Por outro lado, como já foi salientado em anteriores decisões sobre esta matéria, aquando da apresentação e discussão, no Parlamento, da proposta de lei n.º 96/XII (2.ª), o Secretário de Estado dos Assuntos Fiscais referiu expressamente[4]:
“O Governo propõe a criação de uma taxa especial sobre os prédios urbanos habitacionais de mais elevado valor. É a primeira vez que em Portugal é criada uma tributação especial sobre propriedades de elevado valor destinadas à habitação. Esta taxa será de 0,5% a 0,8% em 2012 e de 1% em 2013, e incidirá sobre as casas de valor igual ou superior a 1 milhão de euros.”
Como realçou a decisão n.º 144/2013-T do CAAD, o Secretário de Estado dos Assuntos Fiscais apresentou esta proposta de lei referindo as expressões “prédios urbanos habitacionais”, que são os que constam da alínea a) do n.º 1 do art.º 6.º do CIS e “casas”, sendo manifesto que, num caso e noutro, nesses conceitos não cabem os terrenos para construção, referidos que são na alínea c) do citado preceito[5].
Assim, os terrenos para construção não se subsumem ao conceito de prédio com afectação habitacional, prevista no ponto 28.1 da TGIS.
A Requerente alegou ainda que estaria isenta de imposto de selo, por ser uma cooperativa de habitação e construção, ao abrigo do art. 66.º-A do Estatuto dos Benefícios Fiscais, cujo n.º 12 estabelece que “as cooperativas estão isentas de imposto de selo sobre os atos, contratos, documentos, títulos e outros factos, incluindo as transmissões gratuitas de bens, quando este imposto constitua seu encargo”.
Uma vez que o tribunal arbitral entendeu que não se verificam os pressupostos legais de sujeição a Imposto de Selo, para efeitos de aplicação de verba n.º 28.1 da TGIS, surge prejudicada e processualmente inútil a apreciação da questão referente à isenção aí prevista. Com efeito, tendo-se concluído que os “terrenos para construção” não podem ser considerados como “prédios com afectação habitacional” para efeitos do disposto na verba n.º 28 da TGIS não faz sentido ajuizar a aplicação, in casu, de uma isenção que pressupõe, logicamente, que aqueles terrenos estivessem sujeitos a tributação, o que não acontece.

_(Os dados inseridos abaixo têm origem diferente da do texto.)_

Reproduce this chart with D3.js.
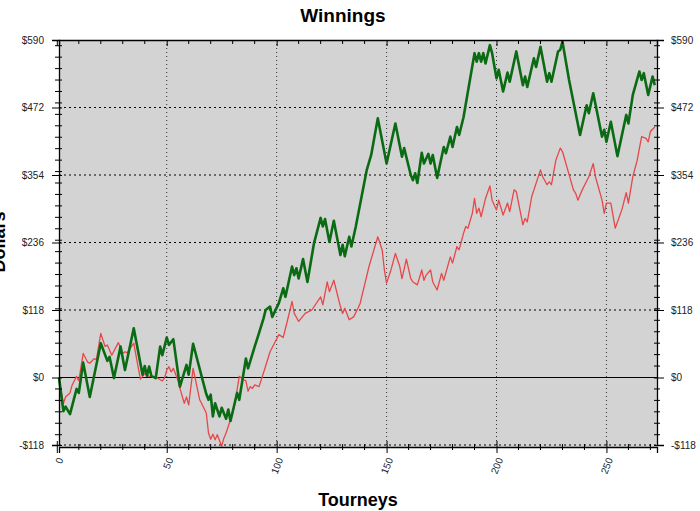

Em face do exposto, reitera-se, na esteira das decisões já proferidas, que os terrenos para construção não estão abrangidos pelo conceito de prédio (urbano) com afectação habitacional constante da verba 28.1 da TGIS, na redacção dada pela Lei n.º 55-A/2012, de 29 de Outubro, ou seja, na redacção anterior à lei do Orçamento de Estado para 2014.
Decisão:
Pelos fundamentos expostos, o tribunal arbitral decide:
a) Julgar procedente o pedido de pronúncia arbitral e, em consequência, declarar ilegais as liquidações de Imposto do Selo, referente aos anos de 2012 e 2013, constante dos documentos com o números 2013 …, 2014 …, …, 2014 …, no valor global de € 65.134,99 e, consequentemente, anular aquelas liquidações, com todas as legais consequências;
b) Condenar a Requerida nas custas do presente processo.
Valor do processo:
Nos termos do disposto no n.º 2 do art. 315.º do CPC, conjugado com a al. a) do n.º 1 do art. 97.º-A do CPPT e n.º 2 do art. 3.º do Regulamento de Custas nos Processo de Arbitragem Tributária, fixa-se à causa o valor de € 65.134,99.
Custas:
Para os efeitos do disposto no n.º 2 do art.º 12.º e no n.º 4 do art.º 22.º do RJAT e do n.º 4 do art.º 4.º do Regulamento de Custas nos Processos de Arbitragem Tributária, fixa-se o montante das custas em € 2.448,00, nos termos da Tabela I anexa ao Regulamento, a suportar integralmente pela Requerida.
Lisboa, 3 de Julho de 2015
Os Árbitros
(Manuel Luís Macaísta Malheiros)
(Alexandra Gonçalves Marques)
(Nina Aguiar)
[1] Todos disponíveis na base de dados do CAAD, com excepção do processo n.º 54/2015-T cuja publicação se aguarda.
[3] Cf. Decisão proferida em 22 de Junho de 2015, pelos árbitros Ex.mo Senhor Desembargador Manuel Malheiros (relator), Alexandra Gonçalves Marques (vogal) e Nuno Pombo (vogal).
[4] Cf. DAR I Série n.º 9/XII-2, de 11 de Outubro, pág. 32.
[5] Cf. Decisão arbitral proferida em 12 de Dezembro de 2013, no processo 144/2013-T, disponível na base de dados do CAAD, proferida pelo Dr. Nuno Pombo, aqui árbitro vogal e, também, Ac. do STA de 29/04/2015 e 23/04/2014, disponíveis em www.dgsi.pt.